As we drove down to Iberville we got lost, as usual! The shelter was in a community center, like the one in Erwinville (wed figured out at this point that we were only going to be sent to places that ended in ville). But this place was bigger. It was also organized to the point of seeming obsessively so. Clothing was laid out on the bleachers that were upstairs on one side of the large main room where cots were set up, and organized according to gender, type, and size. The area was chained off so that people needed to be admitted by one of the Dow volunteers who were in charge. There were announcements over the loudspeaker about events in the shelter (various support groups, after-school homework help, etc.). It felt regimented to us and when we met the ARC mental health worker Mike and the others in charge, we were troubled. Mike looked at us and said You look so fresh! How long have you been here? When we told him this was Day 6, he looked puzzled and said that it was his 6th day as well. He looked exhausted and manic. He hadnt slept more than a few hours a night and was clearly not taking care of himself. And neither were the others. They talked about the shelter residents as though they belonged to them, and boundaries were blurred. They took pictures of them, which we were expressly forbidden to do, and talked about emailing them. Mike had adopted” 2 shelter families. They were rescuers. Control was the operative word and we saw it everywhere. It was a hierarchical operation and volunteers would wait around doing nothing until told what to do by Mike or another of the 3 or 4 staff who were in charge.

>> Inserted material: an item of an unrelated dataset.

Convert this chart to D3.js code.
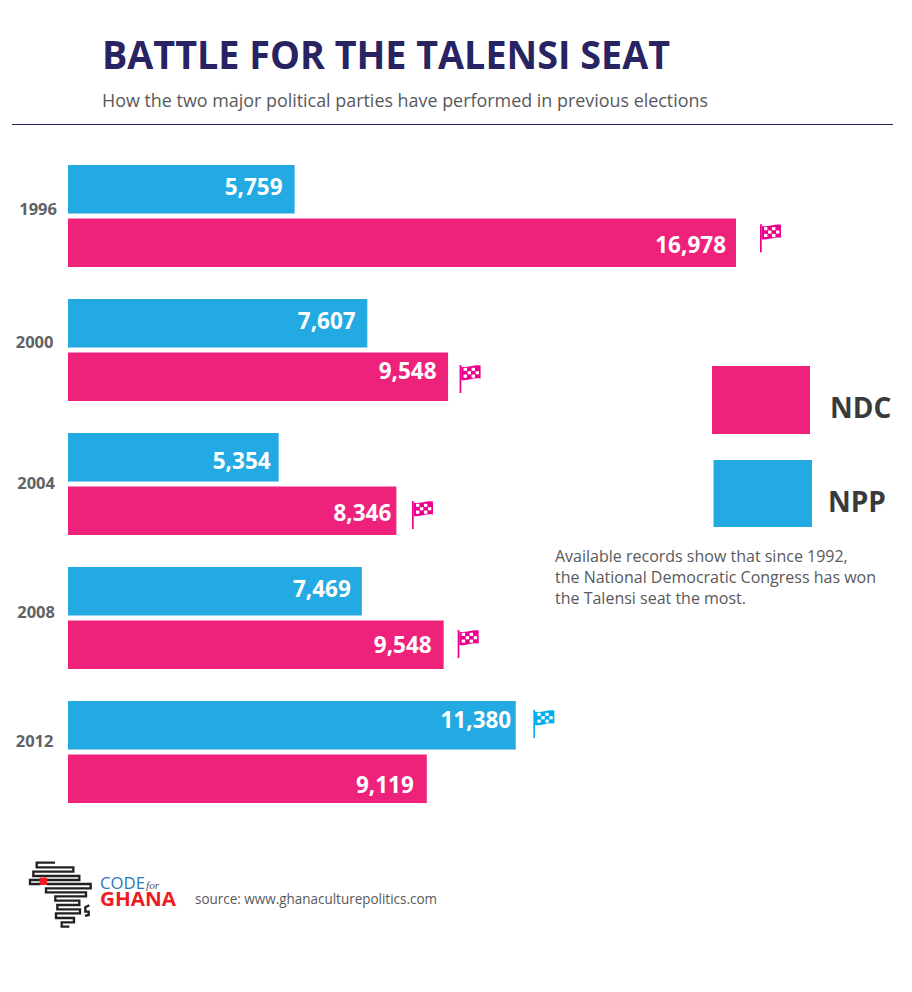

There was a sort of revival going on. We were told it was intended to lift everyones spirits because the shelter was closing on Saturday and the residents would be moved again. But it felt bizarre to me, especially when the preacher looked over at me, pointed his finger, and yelled Sing! Sing! Of course, I didnt, but many were singing and clapping. I thought This is a cult and wanted to get out of there. We did some work. I helped a large family shop in the clothing area and that gave me a good way to talk to them about how they were doing. Sally, one of the women in the family, had invited all her relatives to come to her home before Katrina hit. She ended up with 27 people living in her house because those she invited invited their friends. She was extremely stressed and tired, so I spent a lot of time talking with her. But by about 3pm wed all had enough and decided to leave and decided to tell Margaret we didnt want to go back.
Margaret called and said she wanted us to come to HQ between 8:30-9am the following morning, and that she was probably going to split our team in two and add newcomers to each group. We needed Dons Bloody Marys that night.
The next morning we were miraculously on time because we didnt get lost and the traffic was relatively light. Margaret said we were all going to New Orleans, but to 2 different sections: one team to Harvey and one to Hahnville (that ville again!). We were to follow the ERVs (the vehicles that volunteers made food in and distributed it on the streets and at community centers) and to talk to people at the kitchens. As it happened, as soon as we got to NOLA, the ERV assignments were dropped in favor of people going to St. Bernard, which had been devastated and was now beginning to allow people to come back and look at their homes (or former homes). I thought a lot about the Noland family while that was happening.
So, the teams became Joan, Kathy, and Anne, and me, Becky, and Ted. I was so upset I started crying. The level of my distress surprised me, but we were all upset. We were a TEA, or an EAM-not a TEAM anymore. I took Margaret outside to have a cigarette and asked whether it wouldnt make more sense to put 2 experienced people with each newcomer. She was friendly and nice, but said no it wouldnt because Becky and Ted would feel more comfortable if they stayed together-and that was that.